Official fact: AI Overviews are described as driving more than 10% query growth globally for the types of queries where they appear, while total and commercial queries continued to grow year over year.

Interpretation: My most important checkpoint was whether search revenue growth was slowing. This quarter’s explanation was closer to “AI increases complex and multimodal queries” than “AI shrinks the search pie.”

2. Cloud: demand and profitability together

Google Cloud was the highlight. The source says cloud revenue grew 32% and operating margin improved to 20.7%. It also states that annual revenue run-rate exceeded $50 billion, the number of deals over $250 million doubled year over year, and in the first half of 2025 Alphabet signed the same number of $1 billion-plus deals as in all of 2024.

32%

Cloud revenue growth

AI demand was confirmed as a core cloud growth driver.

20.7%

Cloud operating margin

The important point is growth and margin improvement at the same time.

$50B+

Annual run-rate

Cloud is no longer a small optional business.

3. Gemini ecosystem and direct monetization

The Gemini app surpassed 450 million monthly active users, and daily requests increased more than 50% versus Q1 according to the source. It also notes that 9 million developers are building with Gemini and more than 85,000 companies are building Gemini-based solutions, with usage up 35 times year over year.

Interpretation: The exact token-based increase in paid users is still unclear, but the comment that Google One AI plans accelerated transactions is an early signal of consumer AI monetization.

4. $85 billion CapEx: burden or strategic choice?

The most debated item is that 2025 CapEx guidance was raised by $10 billion, from $75 billion to $85 billion. The source attributes the increase to server investments, server delivery timing, and accelerated data-center construction.

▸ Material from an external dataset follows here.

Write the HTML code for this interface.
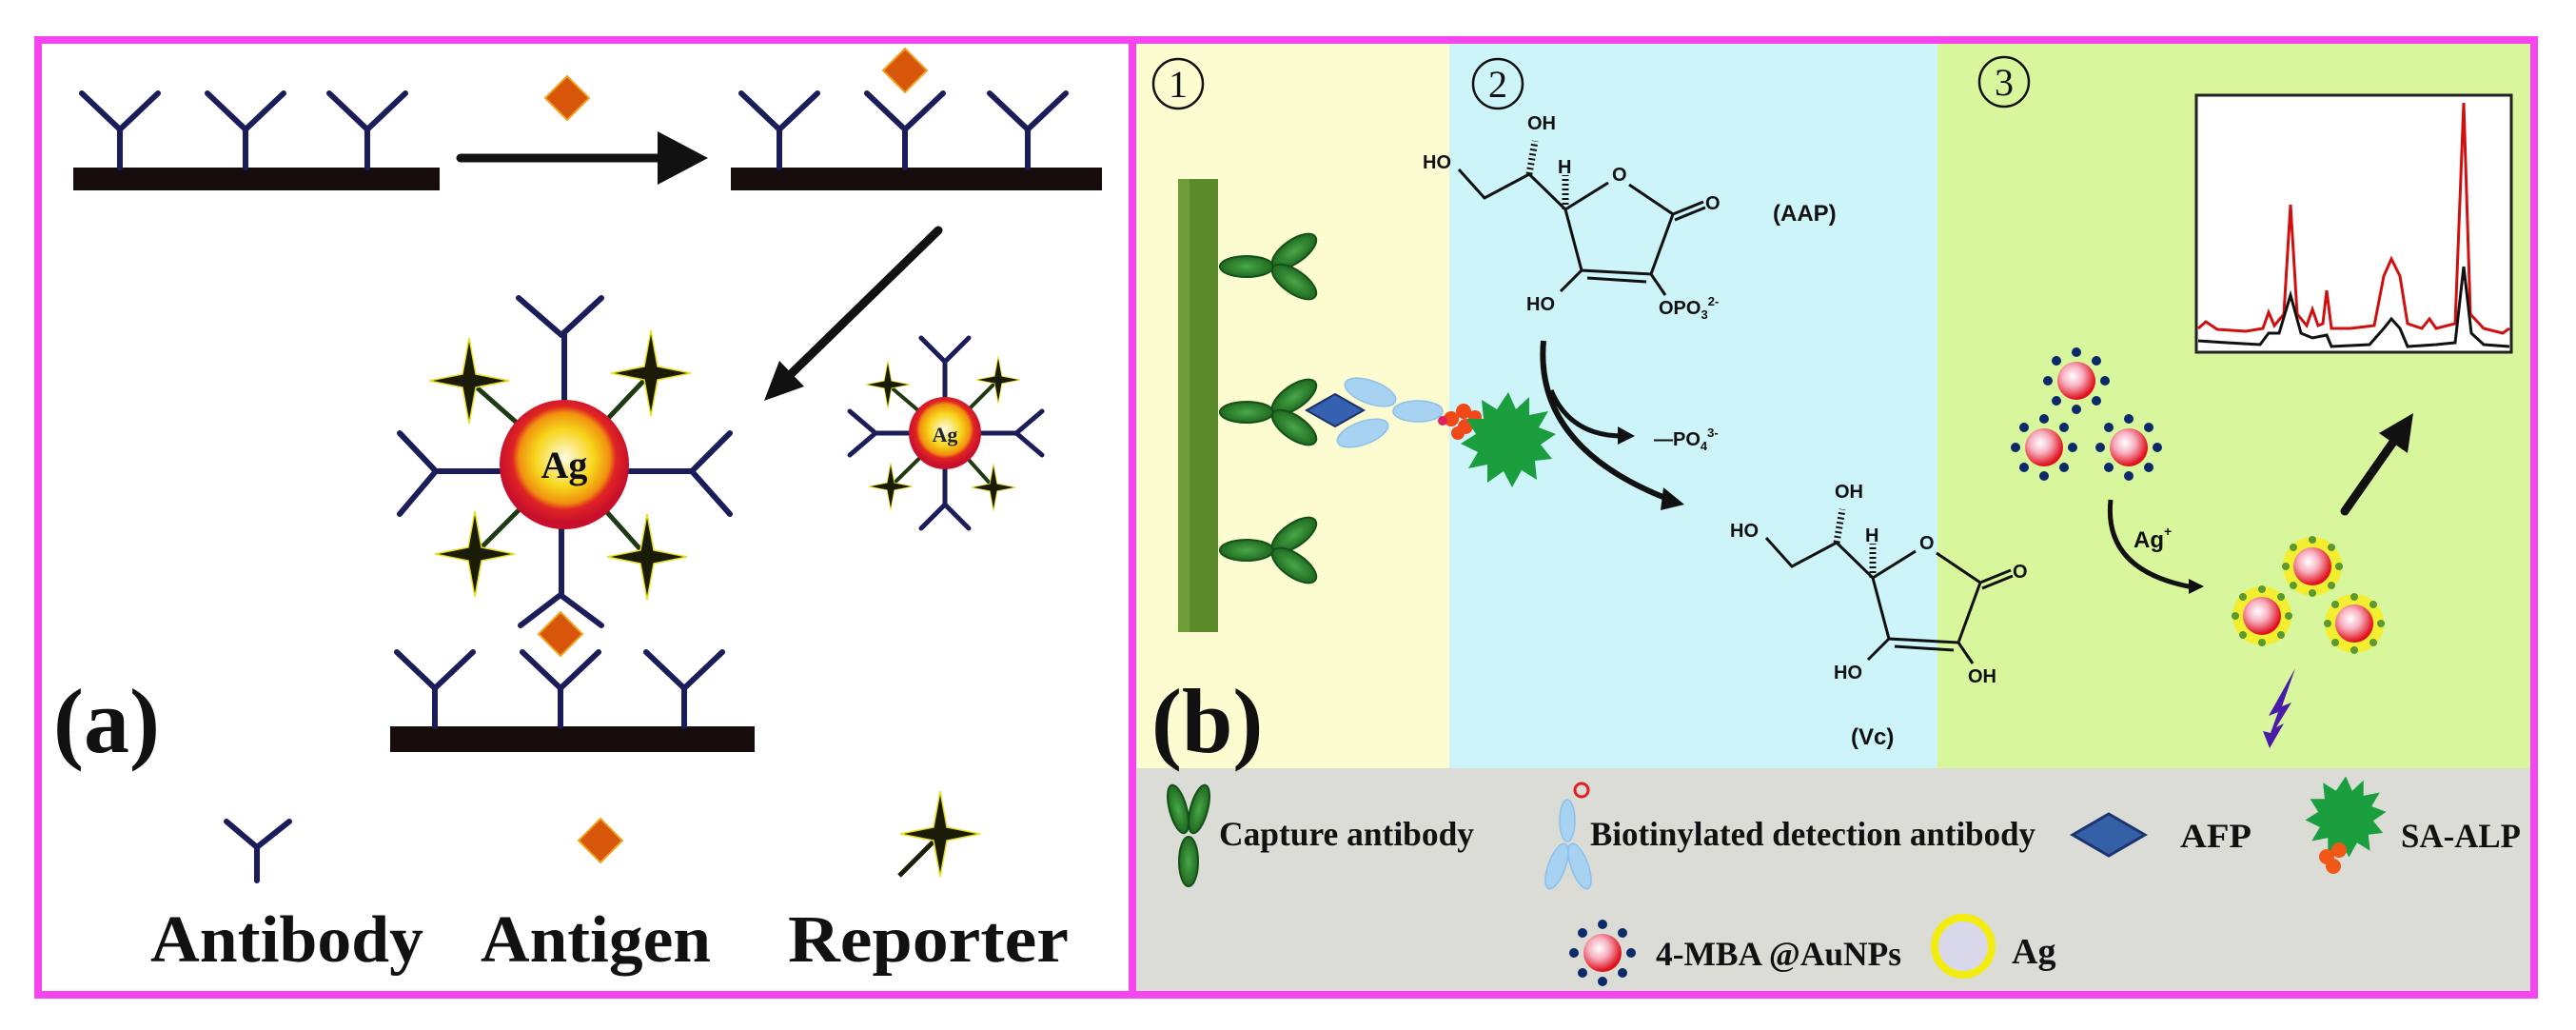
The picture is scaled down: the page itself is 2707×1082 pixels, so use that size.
<!DOCTYPE html>
<html><head><meta charset="utf-8"><style>
html,body{margin:0;padding:0;background:#fff;}
svg{display:block;}
.sf{font-family:"Liberation Serif",serif;font-weight:bold;}
.ss{font-family:"Liberation Sans",sans-serif;font-weight:bold;}
</style></head><body>
<svg width="2707" height="1082" viewBox="0 0 2707 1082" xmlns="http://www.w3.org/2000/svg">
<defs>
<radialGradient id="agg" cx="50%" cy="45%" r="50%">
<stop offset="0" stop-color="#fffbe8"/><stop offset="0.45" stop-color="#f7d61c"/><stop offset="0.7" stop-color="#f0900e"/><stop offset="0.8" stop-color="#e02424"/><stop offset="1" stop-color="#c8102c"/></radialGradient>
<radialGradient id="np" cx="40%" cy="38%" r="60%">
<stop offset="0" stop-color="#ffffff"/><stop offset="0.45" stop-color="#f7b0c0"/><stop offset="1" stop-color="#e0101c"/></radialGradient>
<radialGradient id="gr" cx="50%" cy="50%" r="50%"><stop offset="0" stop-color="#4aa84a"/><stop offset="1" stop-color="#1f6a1f"/></radialGradient>
<path id="Y" d="M0 0 V-40 M0 -40 L-40 -78 M0 -40 L40 -78" stroke="#1b1d5a" stroke-width="6" fill="none" stroke-linecap="round"/>
<path id="st" d="M0 -45 L7 -7 L42 0 L7 7 L0 45 L-7 7 L-42 0 L-7 -7 Z" fill="#1a1c08" stroke="#e8e020" stroke-width="1.5"/>
<path id="dm" d="M0 -23 L23 0 L0 23 L-23 0 Z" fill="#d8560a" stroke="#f0a020" stroke-width="2"/>
<g id="mba"><circle r="20" fill="url(#np)"/>
<g fill="#0a2a6a"><circle cx="0" cy="-30" r="5"/><circle cx="0" cy="30" r="5"/><circle cx="-30" cy="0" r="5"/><circle cx="30" cy="0" r="5"/><circle cx="21" cy="21" r="5"/><circle cx="-21" cy="21" r="5"/><circle cx="21" cy="-21" r="5"/><circle cx="-21" cy="-21" r="5"/></g></g>
<g id="agnp"><circle r="31" fill="#f4ee30"/><circle r="20" fill="url(#np)"/>
<g fill="#5a9a30"><circle cx="0" cy="-28" r="4"/><circle cx="0" cy="28" r="4"/><circle cx="-28" cy="0" r="4"/><circle cx="28" cy="0" r="4"/><circle cx="20" cy="20" r="4"/><circle cx="-20" cy="20" r="4"/><circle cx="20" cy="-20" r="4"/><circle cx="-20" cy="-20" r="4"/></g></g>
<g id="cap"><ellipse cx="0" cy="0" rx="28" ry="11" fill="url(#gr)" stroke="#14501a" stroke-width="2"/>
<ellipse cx="50" cy="-16" rx="27" ry="12" transform="rotate(-35 50 -16)" fill="url(#gr)" stroke="#14501a" stroke-width="2"/>
<ellipse cx="50" cy="16" rx="27" ry="12" transform="rotate(35 50 16)" fill="url(#gr)" stroke="#14501a" stroke-width="2"/></g>
<path id="spk" d="M0 -50 L8 -32 L22 -45 L22 -26 L42 -30 L32 -13 L50 -6 L34 5 L46 20 L28 22 L30 42 L14 32 L4 50 L-5 33 L-22 45 L-22 26 L-42 30 L-32 13 L-50 4 L-34 -6 L-44 -22 L-26 -22 L-28 -42 L-12 -32 Z" fill="#1a9e3e"/>
<g id="struct" stroke="#111" stroke-width="3" fill="none">
<path d="M1533 178 L1560 208 L1607 183 L1645 220 L1690 192 M1712 194 L1758 225 L1735 288 L1662 284 L1645 220 M1758 225 L1790 212 M1760 231 L1792 218 M1668 292 L1730 296 M1662 284 L1640 306"/>
<path d="M1607 183 L1613 148 M1645 220 L1645 184" stroke-dasharray="2 3" stroke-width="7"/>
</g>
</defs>

<rect x="1194" y="46" width="329" height="762" fill="#fdfbd0"/>
<rect x="1523" y="46" width="513" height="762" fill="#cdf4f8"/>
<rect x="2036" y="46" width="623" height="762" fill="#d8f79c"/>
<rect x="1194" y="807" width="1465" height="234" fill="#dcdcd7"/>
<rect x="40" y="42" width="1150" height="1003" fill="none" stroke="#f545ef" stroke-width="8"/>
<rect x="1190" y="42" width="1473" height="1003" fill="none" stroke="#f545ef" stroke-width="8"/>

<rect x="77" y="176" width="385" height="24" fill="#160c0c"/>
<use href="#Y" x="126" y="176"/><use href="#Y" x="258" y="176"/><use href="#Y" x="386" y="176"/>
<use href="#dm" x="596" y="103"/>
<line x1="484" y1="166" x2="700" y2="166" stroke="#111" stroke-width="9" stroke-linecap="round"/>
<polygon points="691,138 744,166 691,194" fill="#111"/>
<rect x="768" y="176" width="390" height="24" fill="#160c0c"/>
<use href="#Y" x="819" y="176"/><use href="#Y" x="951" y="176"/><use href="#Y" x="1080" y="176"/>
<use href="#dm" x="951" y="74"/>
<line x1="986" y1="242" x2="830" y2="394" stroke="#111" stroke-width="9" stroke-linecap="round"/>
<polygon points="803,421 845,406 819,379" fill="#111"/>

<g stroke="#1b1d5a" stroke-width="6" fill="none" stroke-linecap="round">
<path d="M593 420 V352 M590 352 L545 313 M590 352 L632 313"/>
<path d="M525 495 H458 M458 495 L420 455 M458 495 L420 540"/>
<path d="M660 495 H727 M727 495 L767 455 M727 495 L767 540"/>
<path d="M590 556 V625 M589 625 L547 657 M589 625 L632 657"/>
</g>
<g stroke="#1e3a12" stroke-width="5"><line x1="593" y1="488" x2="493" y2="400"/><line x1="593" y1="488" x2="684" y2="392"/><line x1="593" y1="488" x2="499" y2="582"/><line x1="593" y1="488" x2="680" y2="585"/></g>
<use href="#st" x="493" y="400"/><use href="#st" x="684" y="392"/><use href="#st" x="499" y="582"/><use href="#st" x="680" y="585"/>
<circle cx="593" cy="488" r="68" fill="url(#agg)"/>
<text x="593" y="502" class="sf" font-size="40" fill="#111" text-anchor="middle">Ag</text>
<use href="#dm" x="589" y="666"/>
<rect x="410" y="763" width="383" height="27" fill="#160c0c"/>
<use href="#Y" x="457" y="763"/><use href="#Y" x="589" y="763"/><use href="#Y" x="719" y="763"/>

<g stroke="#1b1d5a" stroke-width="5" fill="none" stroke-linecap="round">
<path d="M993 417 V380 M993 380 L968 355 M993 380 L1018 355"/>
<path d="M955 455 H920 M920 455 L893 432 M920 455 L893 478"/>
<path d="M1031 455 H1068 M1068 455 L1095 432 M1068 455 L1095 478"/>
<path d="M993 493 V530 M993 530 L968 555 M993 530 L1018 555"/>
</g>
<g stroke="#1e3a12" stroke-width="4"><line x1="993" y1="455" x2="933" y2="404"/><line x1="993" y1="455" x2="1049" y2="399"/><line x1="993" y1="455" x2="936" y2="511"/><line x1="993" y1="455" x2="1044" y2="512"/></g>
<use href="#st" transform="translate(933 404) scale(0.55)"/><use href="#st" transform="translate(1049 399) scale(0.55)"/><use href="#st" transform="translate(936 511) scale(0.55)"/><use href="#st" transform="translate(1044 512) scale(0.55)"/>
<circle cx="993" cy="455" r="38" fill="url(#agg)"/>
<text x="993" y="464" class="sf" font-size="22" fill="#223" text-anchor="middle">Ag</text>

<text x="56" y="790" class="sf" font-size="96" fill="#111">(a)</text>
<path d="M270 925 V890 M270 890 L238 863 M270 890 L304 863" stroke="#1b1d5a" stroke-width="6" fill="none" stroke-linecap="round"/>
<use href="#dm" x="631" y="883"/>
<line x1="945" y1="920" x2="985" y2="880" stroke="#1a1c08" stroke-width="5"/>
<use href="#st" x="988" y="876"/>
<text x="158" y="1010" class="sf" font-size="70" fill="#111" textLength="287" lengthAdjust="spacingAndGlyphs">Antibody</text>
<text x="505" y="1010" class="sf" font-size="70" fill="#111" textLength="242" lengthAdjust="spacingAndGlyphs">Antigen</text>
<text x="828" y="1010" class="sf" font-size="70" fill="#111" textLength="295" lengthAdjust="spacingAndGlyphs">Reporter</text>

<g stroke="#111" stroke-width="2.5" fill="none"><circle cx="1238" cy="88" r="26"/><circle cx="1574" cy="88" r="26"/><circle cx="2106" cy="86" r="26"/></g>
<g font-family="Liberation Serif, serif" font-size="40" fill="#111" text-anchor="middle"><text x="1238" y="102">1</text><text x="1574" y="102">2</text><text x="2106" y="100">3</text></g>

<rect x="1238" y="188" width="42" height="476" fill="#5a8a2a"/>
<rect x="1238" y="188" width="12" height="476" fill="#6e9c38"/>
<use href="#cap" x="1310" y="280"/>
<use href="#cap" x="1310" y="578"/>
<use href="#cap" x="1310" y="433"/>
<g fill="#a8d2f2" stroke="#8cc0ea" stroke-width="1.5">
<ellipse cx="1440" cy="412" rx="28" ry="12" transform="rotate(20 1440 412)"/>
<ellipse cx="1432" cy="455" rx="28" ry="12" transform="rotate(-20 1432 455)"/>
<ellipse cx="1490" cy="432" rx="26" ry="11"/></g>
<path d="M1403 414 L1433 431 L1403 448 L1373 431 Z" fill="#3660b0" stroke="#1a3068" stroke-width="2"/>
<g fill="#f04818"><circle cx="1525" cy="440" r="8"/><circle cx="1538" cy="432" r="8"/><circle cx="1540" cy="448" r="8"/><circle cx="1550" cy="438" r="7"/><circle cx="1532" cy="455" r="7"/></g>
<circle cx="1516" cy="442" r="5" fill="#e02060"/>
<use href="#spk" x="1585" y="462"/>

<use href="#struct"/>
<line x1="1735" y1="288" x2="1750" y2="310" stroke="#111" stroke-width="3"/>
<g class="ss" font-size="20" fill="#111">
<text x="1495" y="177">HO</text><text x="1605" y="136">OH</text><text x="1637" y="182">H</text><text x="1694" y="190">O</text><text x="1792" y="220">O</text><text x="1604" y="326">HO</text><text x="1743" y="330">OPO<tspan font-size="13" dy="5">3</tspan><tspan font-size="13" dy="-14">2-</tspan></text>
<text x="1863" y="232" font-size="24">(AAP)</text>
<text x="1738" y="468">—PO<tspan font-size="13" dy="5">4</tspan><tspan font-size="13" dy="-14">3-</tspan></text>
</g>
<path d="M1622 358 Q1612 470 1755 525" stroke="#111" stroke-width="6" fill="none"/>
<polygon points="1748,512 1770,530 1745,536" fill="#111"/>
<path d="M1630 410 Q1650 458 1705 458" stroke="#111" stroke-width="5" fill="none"/>
<polygon points="1700,448 1718,458 1700,467" fill="#111"/>
<g transform="translate(323 387)"><use href="#struct"/>
<line x1="1735" y1="288" x2="1750" y2="310" stroke="#111" stroke-width="3"/>
<g class="ss" font-size="20" fill="#111">
<text x="1495" y="177">HO</text><text x="1605" y="136">OH</text><text x="1637" y="182">H</text><text x="1694" y="190">O</text><text x="1792" y="220">O</text><text x="1604" y="326">HO</text><text x="1745" y="330">OH</text></g></g>
<text x="1945" y="782" class="ss" font-size="24" fill="#111">(Vc)</text>

<text x="1210" y="790" class="sf" font-size="96" fill="#111">(b)</text>

<rect x="2308" y="100" width="331" height="270" fill="#fff" stroke="#222" stroke-width="3"/>
<polyline fill="none" stroke="#d01010" stroke-width="3" points="2310,345 2318,338 2330,346 2360,348 2378,345 2384,328 2390,342 2400,330 2407,215 2414,330 2424,342 2430,325 2436,342 2441,340 2445,305 2450,345 2470,345 2495,342 2505,290 2513,272 2522,290 2530,340 2545,345 2553,335 2560,345 2580,340 2589,108 2596,330 2610,345 2630,350 2637,345"/>
<polyline fill="none" stroke="#111" stroke-width="3" points="2310,358 2340,360 2375,362 2384,350 2395,350 2407,310 2418,350 2430,355 2445,352 2450,364 2490,362 2505,345 2513,335 2522,345 2530,364 2560,362 2580,360 2589,280 2597,350 2610,362 2637,364"/>

<use href="#mba" x="2182" y="400"/><use href="#mba" x="2148" y="470"/><use href="#mba" x="2237" y="470"/>
<path d="M2218 525 Q2210 600 2305 617" stroke="#111" stroke-width="5" fill="none"/>
<polygon points="2300,608 2316,616 2300,624" fill="#111"/>
<text x="2242" y="575" class="ss" font-size="24" fill="#111">Ag<tspan font-size="14" dy="-12">+</tspan></text>
<use href="#agnp" x="2430" y="595"/><use href="#agnp" x="2377" y="647"/><use href="#agnp" x="2474" y="655"/>
<polygon points="2412,702 2398,742 2408,738 2392,764 2400,760 2385,786 2378,768 2386,770 2394,748 2384,752" fill="#4a1aa8"/>
<line x1="2464" y1="537" x2="2520" y2="457" stroke="#111" stroke-width="9" stroke-linecap="round"/>
<polygon points="2536,434 2530,476 2500,455" fill="#111"/>

<g>
<ellipse cx="1238" cy="850" rx="9" ry="26" transform="rotate(-15 1238 850)" fill="url(#gr)" stroke="#14501a" stroke-width="2"/>
<ellipse cx="1260" cy="850" rx="9" ry="26" transform="rotate(15 1260 850)" fill="url(#gr)" stroke="#14501a" stroke-width="2"/>
<ellipse cx="1249" cy="905" rx="10" ry="26" fill="url(#gr)" stroke="#14501a" stroke-width="2"/>
</g>
<text x="1281" y="888" class="sf" font-size="36" fill="#111" textLength="268" lengthAdjust="spacingAndGlyphs">Capture antibody</text>
<g fill="#a8d2f2" stroke="#8cc0ea" stroke-width="1.5">
<ellipse cx="1647" cy="862" rx="8" ry="22"/>
<ellipse cx="1636" cy="910" rx="9" ry="25" transform="rotate(20 1636 910)"/>
<ellipse cx="1660" cy="910" rx="9" ry="25" transform="rotate(-20 1660 910)"/></g>
<circle cx="1662" cy="830" r="7" fill="none" stroke="#e02020" stroke-width="3"/>
<text x="1671" y="888" class="sf" font-size="36" fill="#111" textLength="468" lengthAdjust="spacingAndGlyphs">Biotinylated detection antibody</text>
<path d="M2216 855 L2254 877 L2216 899 L2178 877 Z" fill="#3560a8" stroke="#1c3570" stroke-width="3"/>
<text x="2291" y="890" class="sf" font-size="36" fill="#111" textLength="75" lengthAdjust="spacingAndGlyphs">AFP</text>
<use href="#spk" transform="translate(2465 858) scale(0.85)"/>
<g fill="#f05818"><circle cx="2445" cy="900" r="8"/><circle cx="2458" cy="893" r="8"/><circle cx="2452" cy="910" r="8"/></g>
<text x="2523" y="890" class="sf" font-size="36" fill="#111" textLength="126" lengthAdjust="spacingAndGlyphs">SA-ALP</text>
<use href="#mba" x="1684" y="1001"/>
<text x="1740" y="1014" class="sf" font-size="36" fill="#111" textLength="258" lengthAdjust="spacingAndGlyphs">4-MBA @AuNPs</text>
<circle cx="2063" cy="994" r="30" fill="#d8d8ea" stroke="#f2ec10" stroke-width="8"/>
<text x="2114" y="1012" class="sf" font-size="38" fill="#111">Ag</text>
</svg>
</body></html>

Alphabet’s AI investment logicReinvest cash into data centers and TPUs instead of immediate returns
SearchAI Overviews increase queries
Cloud32% growth, more large deals
Gemini450M MAU, requests up 50%+
CapEx$85B for TPUs/data centers
Returns must be verified through cloud profitability, subscriptions, and FCF

Interpretation: The question is whether capital should be returned now or invested in AI data centers. Because Google has its own TPUs plus search and cloud demand, I agree with the view that the company may compound this capital better than the average shareholder could alone.

5. Metrics to watch

  1. Cloud profitability: whether 32% growth and 20.7% operating margin can hold.
  2. Subscriptions, platforms, and devices: whether the segment that includes Gemini paid subscriptions can sustain 20% growth.
  3. CapEx and FCF: how the expected 2026 CapEx increase pressures free cash flow.
  4. Search growth: whether AI Overviews and AI Mode keep increasing commercial queries and engagement.

In conclusion, Alphabet has moved from defense to offense. The next few quarters should show how much of the $85 billion investment converts into cloud backlog, search usage, subscription revenue, and free cash flow.